Transitioning to agriculture took a long time. Not only were they learning how to farm, and how to tame animals that originally roamed free, they were also learning how to work with the earth’s forces differently. It was an entirely new world for them.
However, the efforts of the early people of Durrington Walls were not successful. With the change in weather patterns, food supplies ran out and their people dwindled in number until eventually, they decided to return to where they had come from. They knew there would be food there. Fish was always plentiful, as were mammals, so they had to go backwards for a time. This feels like an important message for us in our time too. Climates have cycles, they change. We are currently in one such change. There may come a time when we too have to go ‘backwards’ for a time, back to an older way of doing things. But it is a temporary going backwards. Things will move forward again and things will progress.
Some of the tribe did not want to return, telling the others that if they only waited the weather would get better. But they did not know how long it would remain like this so they opted to leave. Before they left, before it got too bad, they had tried to improve the fertility of the soil by working energetically in the landscape but all their work was for nothing. They spent too much time doing that without realising that they could not control the world’s weather pattern changes. They could only improve the earth’s fertility in the soil. (This also answered a question I have had for years! You can improve the soil and growing conditions but not the global weather).
After receiving this information, which continued coming in as we walked and explored, we next made our way to The Cuckoo Stone. Before we had left the house, we had been instructed to take a bottle of water to make an essence and as soon as we got to the stone, ( which I never knew about), I understood why.
Our first impulse was to walk three times around it sun-wise, (clockwise). This meant that it was a masculine sun-stone. (At feminine sites, you usually walk anti-clockwise. When you walk around a stone, or site, it energetically opens it, creating a doorway into its energies and functions.) Walking around this stone made me feel dizzy on the third pass, which I thought I was imagining, until Chris said it was making him dizzy too. It’s always good to have confirmation. Again, this dizziness is something I have experienced before at the stones at Avebury. Years ago, a friend and I were at that circle. It was my first visit, and I felt so excited to be there having wanted to see it since I was a teenager in Dublin watching Children of the Stones on TV. Coming close to the circle at Avebury then was like coming home after many years away.
At that time, my friend and I walked around the stones but experienced a dizziness as we did so. It was as if each stone was a battery with both positive/negative energies. Each stone too was either male or female making a huge force-field around the circle. The entire Avebury complex was a giant male-female balancing in the landscape.
This Cuckoo stone also had a magnetic field, even though it no longer occupied the same site it had originally, and was only half the size of what it once had been. But it was close enough.
Once we had activated the stone, we sat on it and tuned in.
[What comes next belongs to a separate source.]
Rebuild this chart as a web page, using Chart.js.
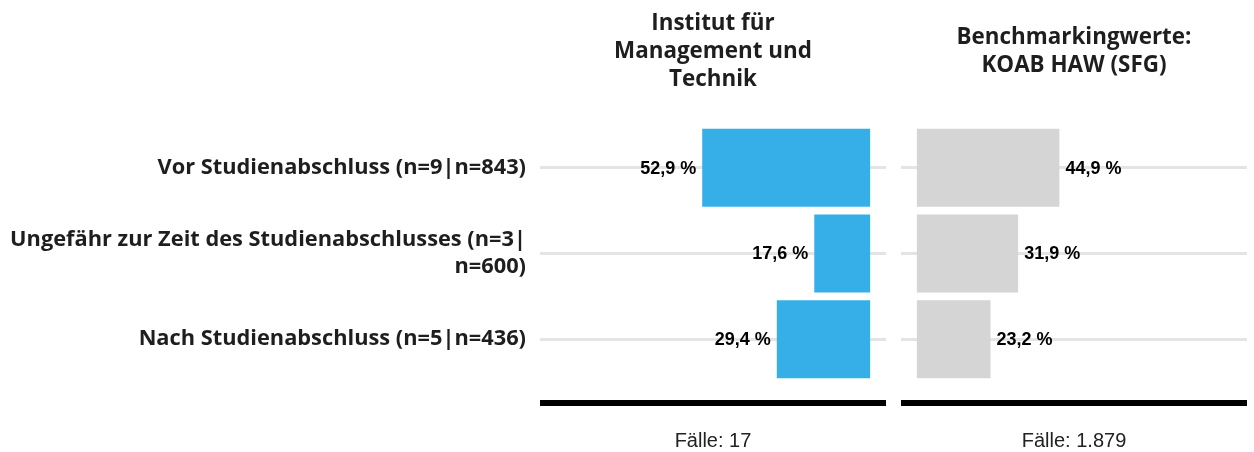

Almost immediately, we saw a youngish woman with dark, curly hair and wearing a band of flowers around her head. Behind her stood a male priest dressed in a creamy white robe. He was older than her and seemed to be her mentor. He remained behind her while she carried out the ritual. This felt to be a later time than had our previous Durrington information.
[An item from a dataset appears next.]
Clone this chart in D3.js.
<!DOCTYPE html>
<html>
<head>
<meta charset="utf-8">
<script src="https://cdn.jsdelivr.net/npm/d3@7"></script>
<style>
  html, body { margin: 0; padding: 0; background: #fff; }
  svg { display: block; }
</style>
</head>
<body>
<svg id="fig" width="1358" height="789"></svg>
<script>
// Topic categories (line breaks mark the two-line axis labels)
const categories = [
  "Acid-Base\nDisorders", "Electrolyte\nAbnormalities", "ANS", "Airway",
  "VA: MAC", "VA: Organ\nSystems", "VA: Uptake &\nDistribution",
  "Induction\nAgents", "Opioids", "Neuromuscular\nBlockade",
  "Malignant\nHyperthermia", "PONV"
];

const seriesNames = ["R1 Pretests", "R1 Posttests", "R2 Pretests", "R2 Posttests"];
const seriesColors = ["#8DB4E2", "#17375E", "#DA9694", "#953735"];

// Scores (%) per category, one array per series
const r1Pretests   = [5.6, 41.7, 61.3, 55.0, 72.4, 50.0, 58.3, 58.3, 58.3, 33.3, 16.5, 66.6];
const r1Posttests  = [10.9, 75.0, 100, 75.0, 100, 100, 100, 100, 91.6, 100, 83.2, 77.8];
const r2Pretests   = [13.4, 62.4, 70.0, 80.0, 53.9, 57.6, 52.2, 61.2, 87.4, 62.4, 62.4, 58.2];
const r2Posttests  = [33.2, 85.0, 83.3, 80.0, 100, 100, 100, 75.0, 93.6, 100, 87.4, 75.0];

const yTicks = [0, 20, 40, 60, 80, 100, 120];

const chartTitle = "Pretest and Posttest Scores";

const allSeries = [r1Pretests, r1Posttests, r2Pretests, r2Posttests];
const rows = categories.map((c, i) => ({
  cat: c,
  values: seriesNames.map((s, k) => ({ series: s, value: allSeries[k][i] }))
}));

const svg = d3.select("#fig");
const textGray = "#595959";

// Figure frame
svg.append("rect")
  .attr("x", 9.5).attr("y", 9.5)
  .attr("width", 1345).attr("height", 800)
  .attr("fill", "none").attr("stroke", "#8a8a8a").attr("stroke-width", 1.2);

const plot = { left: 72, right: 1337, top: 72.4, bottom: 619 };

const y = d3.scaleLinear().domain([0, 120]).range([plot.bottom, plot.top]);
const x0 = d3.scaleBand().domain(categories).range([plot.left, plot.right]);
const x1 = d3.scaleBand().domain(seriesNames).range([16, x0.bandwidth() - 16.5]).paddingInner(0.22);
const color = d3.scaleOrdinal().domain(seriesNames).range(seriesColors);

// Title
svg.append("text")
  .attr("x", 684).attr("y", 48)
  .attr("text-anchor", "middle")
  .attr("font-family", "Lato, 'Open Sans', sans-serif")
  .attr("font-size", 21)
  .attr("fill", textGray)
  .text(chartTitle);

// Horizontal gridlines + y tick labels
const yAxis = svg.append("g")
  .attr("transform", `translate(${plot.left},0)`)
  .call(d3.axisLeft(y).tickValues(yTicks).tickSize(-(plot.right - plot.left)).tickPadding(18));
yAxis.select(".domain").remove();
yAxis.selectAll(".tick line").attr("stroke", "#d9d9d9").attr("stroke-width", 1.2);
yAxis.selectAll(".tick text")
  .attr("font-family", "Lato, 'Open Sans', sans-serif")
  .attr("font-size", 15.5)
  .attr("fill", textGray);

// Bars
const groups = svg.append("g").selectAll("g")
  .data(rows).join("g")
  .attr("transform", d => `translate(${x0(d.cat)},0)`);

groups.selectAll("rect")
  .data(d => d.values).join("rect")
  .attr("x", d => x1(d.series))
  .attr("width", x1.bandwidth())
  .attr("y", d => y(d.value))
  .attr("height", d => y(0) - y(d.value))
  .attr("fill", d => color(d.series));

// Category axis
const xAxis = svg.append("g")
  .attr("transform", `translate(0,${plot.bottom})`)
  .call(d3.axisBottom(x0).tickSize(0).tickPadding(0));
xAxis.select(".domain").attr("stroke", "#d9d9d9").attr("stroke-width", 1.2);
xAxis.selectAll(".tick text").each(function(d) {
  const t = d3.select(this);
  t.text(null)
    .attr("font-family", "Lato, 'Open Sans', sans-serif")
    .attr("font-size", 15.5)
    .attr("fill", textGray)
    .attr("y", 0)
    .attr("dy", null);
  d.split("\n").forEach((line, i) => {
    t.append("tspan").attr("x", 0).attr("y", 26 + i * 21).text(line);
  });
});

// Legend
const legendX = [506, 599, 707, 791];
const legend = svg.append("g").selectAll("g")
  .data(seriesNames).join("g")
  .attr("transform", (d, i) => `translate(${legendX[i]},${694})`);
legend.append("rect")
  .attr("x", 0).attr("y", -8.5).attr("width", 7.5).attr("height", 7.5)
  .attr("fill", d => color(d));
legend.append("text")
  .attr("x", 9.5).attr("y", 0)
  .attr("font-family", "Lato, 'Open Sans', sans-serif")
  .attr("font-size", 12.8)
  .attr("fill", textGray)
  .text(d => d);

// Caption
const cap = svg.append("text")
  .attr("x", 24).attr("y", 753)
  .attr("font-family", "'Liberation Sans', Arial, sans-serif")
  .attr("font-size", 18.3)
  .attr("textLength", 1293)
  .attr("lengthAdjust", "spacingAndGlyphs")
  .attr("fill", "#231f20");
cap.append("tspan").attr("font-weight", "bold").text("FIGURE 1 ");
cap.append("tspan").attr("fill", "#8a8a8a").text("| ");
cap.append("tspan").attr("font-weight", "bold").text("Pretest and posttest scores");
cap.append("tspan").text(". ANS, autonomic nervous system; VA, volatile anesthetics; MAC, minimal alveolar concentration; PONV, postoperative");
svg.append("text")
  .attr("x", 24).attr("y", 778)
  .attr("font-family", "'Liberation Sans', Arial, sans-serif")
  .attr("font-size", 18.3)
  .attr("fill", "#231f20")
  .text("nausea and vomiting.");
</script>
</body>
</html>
While we sat on the stone it was as if we were both the stone, and ourselves. The young woman placed a garland of flowers around our shoulders but she was really dressing the stone, just as they still do in Ireland at holy wells. The ritual was to welcome the sun from the east after the long winter. It was an acknowledgement of the life it brings and in recognition of the stone and its importance to the vitality that flowed from the sun, through the stone, and into the earth’s energy-circuit. The couple placed the garlands facing Woodhenge, where the sun came up, but we did not feel that Woodhenge was significant to the ritual. Chris was aware of a Mayday reference to this too, so perhaps the stone was dressed at more than one time of year.
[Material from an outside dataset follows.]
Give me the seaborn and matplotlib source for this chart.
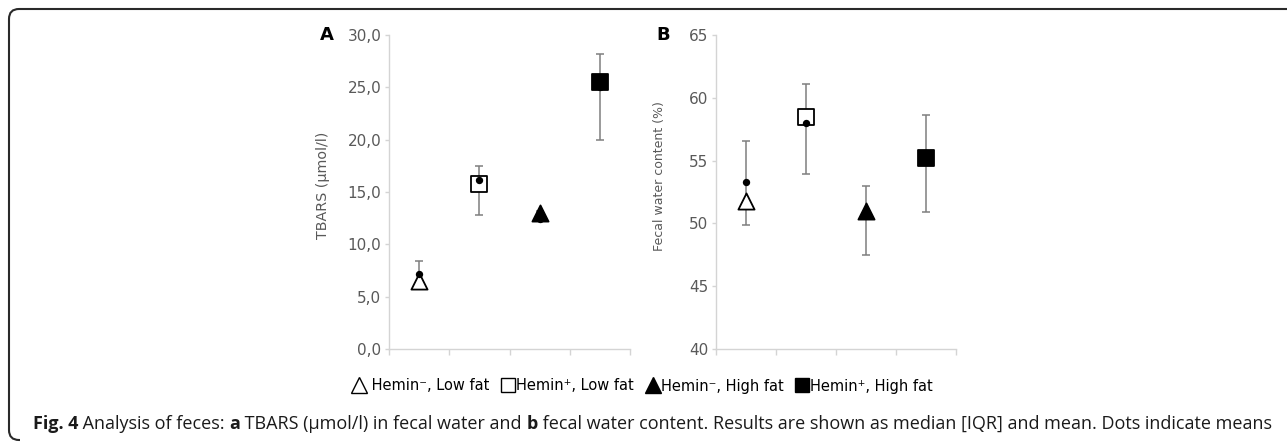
import matplotlib
matplotlib.use("Agg")
import matplotlib.pyplot as plt
import seaborn as sns
import pandas as pd
import numpy as np
from matplotlib.lines import Line2D
from matplotlib.patches import PathPatch
from matplotlib.path import Path
from matplotlib.transforms import IdentityTransform

# ---------------- data ----------------
groups = ["Hemin-, Low fat", "Hemin+, Low fat", "Hemin-, High fat", "Hemin+, High fat"]
legend_labels = ["Hemin\u207b, Low fat", "Hemin\u207a, Low fat", "Hemin\u207b, High fat", "Hemin\u207a, High fat"]
markers = ["^", "s", "^", "s"]
filled = [False, False, True, True]

tbars_median = [6.5, 15.8, 13.0, 25.5]
tbars_mean = [7.2, 16.1, 12.4, 25.0]
tbars_q1 = [5.7, 12.8, 12.6, 20.0]
tbars_q3 = [8.4, 17.5, 13.2, 28.2]

water_median = [51.8, 58.5, 51.0, 55.2]
water_mean = [53.3, 58.0, 50.8, 55.0]
water_q1 = [49.9, 53.9, 47.5, 50.9]
water_q3 = [56.6, 61.1, 53.0, 58.6]

tbars_ticks = [0, 5, 10, 15, 20, 25, 30]
tbars_ticklabels = ["0,0", "5,0", "10,0", "15,0", "20,0", "25,0", "30,0"]
water_ticks = [40, 45, 50, 55, 60, 65]
water_ticklabels = ["40", "45", "50", "55", "60", "65"]

# ---------------- style ----------------
sns.set_theme(style="white")
plt.rcParams["font.family"] = ["DejaVu Sans"]

W, H = 1287, 442
fig = plt.figure(figsize=(W / 100, H / 100), dpi=100)

GRID = "#d4d4d4"
TXT = "#595959"


def px_ax(x0, x1, y0, y1):
    return fig.add_axes([x0 / W, 1 - y1 / H, (x1 - x0) / W, (y1 - y0) / H])


def draw_panel(ax, med, mean, q1, q3, ylim, ticks, ticklabels, ylabel, ylab_fs, letter, lab_xy, letter_x):
    df = pd.DataFrame({"x": np.arange(len(groups)), "median": med, "mean": mean,
                       "q1": q1, "q3": q3, "group": groups})
    yerr = np.vstack([df["median"] - df["q1"], df["q3"] - df["median"]])
    ax.errorbar(df["x"], df["median"], yerr=yerr, fmt="none", ecolor="#7f7f7f",
                elinewidth=1.1, capsize=3.2, capthick=1.1, zorder=1)
    for i, row in df.iterrows():
        sns.scatterplot(x=[row["x"]], y=[row["median"]], marker=markers[i],
                        s=125 if markers[i] == "s" else 135,
                        color="black" if filled[i] else "white",
                        edgecolor="black", linewidth=1.3, ax=ax, zorder=3, legend=False)
    sns.scatterplot(data=df, x="x", y="mean", color="black", s=28, edgecolor="black",
                    linewidth=0, ax=ax, zorder=4, legend=False)
    ax.set_xlim(-0.5, len(groups) - 0.5)
    ax.set_ylim(*ylim)
    ax.set_xticks(np.arange(len(groups) + 1) - 0.5)
    ax.set_xticklabels([])
    ax.set_yticks(ticks)
    ax.set_yticklabels(ticklabels)
    ax.set_xlabel("")
    ax.set_ylabel(ylabel, fontsize=ylab_fs, color=TXT)
    ax.yaxis.set_label_coords(*lab_xy)
    for s in ["top", "right"]:
        ax.spines[s].set_visible(False)
    for s in ["left", "bottom"]:
        ax.spines[s].set_color(GRID)
        ax.spines[s].set_linewidth(1.0)
    ax.tick_params(axis="y", which="major", left=True, length=3.0, width=1.0, color=GRID,
                   labelsize=11, labelcolor=TXT, pad=2.5)
    ax.tick_params(axis="x", which="major", bottom=True, length=4, width=1.0, color=GRID)
    ax.set_facecolor("none")
    fig.text(letter_x / W, 1 - 35 / H, letter, fontsize=13, fontweight="bold",
             ha="left", va="center", color="black")


axA = px_ax(389, 630, 35, 349)
draw_panel(axA, tbars_median, tbars_mean, tbars_q1, tbars_q3, (0, 30), tbars_ticks,
           tbars_ticklabels, "TBARS (\u00b5mol/l)", 10.3, "A", (-0.245, (349 - 185) / 314), 320)
axB = px_ax(716, 956, 35, 349)
draw_panel(axB, water_median, water_mean, water_q1, water_q3, (40, 65), water_ticks,
           water_ticklabels, "Fecal water content (%)", 9.0, "B", (-0.21, (349 - 176) / 314), 656)

# ---------------- legend ----------------
handles = [Line2D([], [], linestyle="none", marker=m, markersize=10 if m == "s" else 11,
                  markerfacecolor="black" if f else "white", markeredgecolor="black",
                  markeredgewidth=1.0) for m, f in zip(markers, filled)]
labels_shown = [" " + legend_labels[0]] + legend_labels[1:]
fig.legend(handles, labels_shown, loc="center", bbox_to_anchor=(643 / W, 1 - 386 / H),
           ncol=4, frameon=False, fontsize=10.5, handlelength=0.8, handletextpad=0.15,
           columnspacing=0.9, borderaxespad=0, labelcolor="black")

# ---------------- frame (top and left edges with rounded corners) ----------------
r = 10
top = H - 9
left = 9
bot = 2
verts = [(W + 20, top), (left + r, top), (left, top), (left, top - r),
         (left, bot + r), (left, bot), (left + r, bot), (left + r + 1, bot)]
codes = [Path.MOVETO, Path.LINETO, Path.CURVE3, Path.CURVE3,
         Path.LINETO, Path.CURVE3, Path.CURVE3, Path.LINETO]
frame = PathPatch(Path(verts, codes), transform=IdentityTransform(), facecolor="none",
                  edgecolor="#2a2a2a", linewidth=1.5, clip_on=False, zorder=10)
fig.add_artist(frame)

# ---------------- caption ----------------
cap_parts = [("Fig. 4", "bold"), (" Analysis of feces: ", "normal"), ("a", "bold"),
             (" TBARS (\u00b5mol/l) in fecal water and ", "normal"), ("b", "bold"),
             (" fecal water content. Results are shown as median [IQR] and mean. Dots indicate means",
              "normal")]
cap_family = ["Open Sans", "DejaVu Sans"]
renderer = fig.canvas.get_renderer()


def layout_caption(fs):
    x = 33.0
    arts = []
    for t, w in cap_parts:
        a = fig.text(x / W, 1 - 424 / H, t, fontsize=fs, fontweight=w, family=cap_family,
                     color="#1a1a1a", ha="left", va="center")
        bb = a.get_window_extent(renderer=renderer)
        x = bb.x1
        arts.append(a)
    return x, arts


fs = 11.5
end, arts = layout_caption(fs)
for a in arts:
    a.remove()
fs = fs * (1273 - 33) / (end - 33)
layout_caption(fs)

fig.savefig("out.png", dpi=100)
Once they had finished at the stone, I saw the woman, followed by the priest, carrying a shallow, pottery, bowl of water with flowers in it, over to where the Neolithic long barrow once stood, meters away from the them. The bowl had been at the foot of the monolith while she did the ritual dressing and the water in the bowl was charged by stone and sun. The barrow was still there in their time and we could see it’s energy clearly. The woman laid the bowl at the entrance, as a gift to the ancestors and an acknowledgement to them. Their line of kinship was still intact and important. If it hadn’t been for the lessons learned by their ancestors, these people would not have survived and thrived, so they offered their gratitude. Death and life were One, the two sides of life. The ancestors still lived, but in another form, their presence still recognised.
(This reminded me of the St. Mullin’s Pattern when I was young. At the feast day of St. Moling, all the locals from local towns came to the ruins of St. Moling’s monastery and his holy well. Traditionally, the people walked three times around the well, sun-wise – called ‘Doing the Rounds’ – in their bare feet. They then dressed the graves of their family; ancestors who had been buried there for generations, and some more recently. There were certain other traditions associated with the day, namely that of spending a number of hours in the only pub in St. Mullins and spending money on the stalls. The water of the holy well was reputed to cure all manner of illnesses and everyone in my town had a bottle).
Next we were instructed to make the essence. I put the bottle on the stone and saw the dark-haired woman place a garland of flowers around it, as if the bottle of water was also the stone. Next, to my surprise, she put a fat earthworm in it then told me to close the bottle quickly. The worm had to do with the fertility of the soil as though there had to be a combination of both energy-work and physical work to ensure fertility. Energy alone cannot grow things.
Next, we were told to bring some of that blessed water to the site of the long barrow. As we walked towards it, I felt a sudden powerful flowing in of energy that made my whole body tingle. I love that feeling! I poured the water onto where the barrow once stood, connecting to the ancestors and sending our gratitude to them and once we were finished we began to walk back to the car, towards Woodhenge. As I did, I became aware of an image of the long Barrow behind me and I stopped walking. It was as if we were walking out of the darkness of the winter/death and into the light of a new phase and I had to walk with that intention.
It was a very welcome ending to a very satisfying day’s work.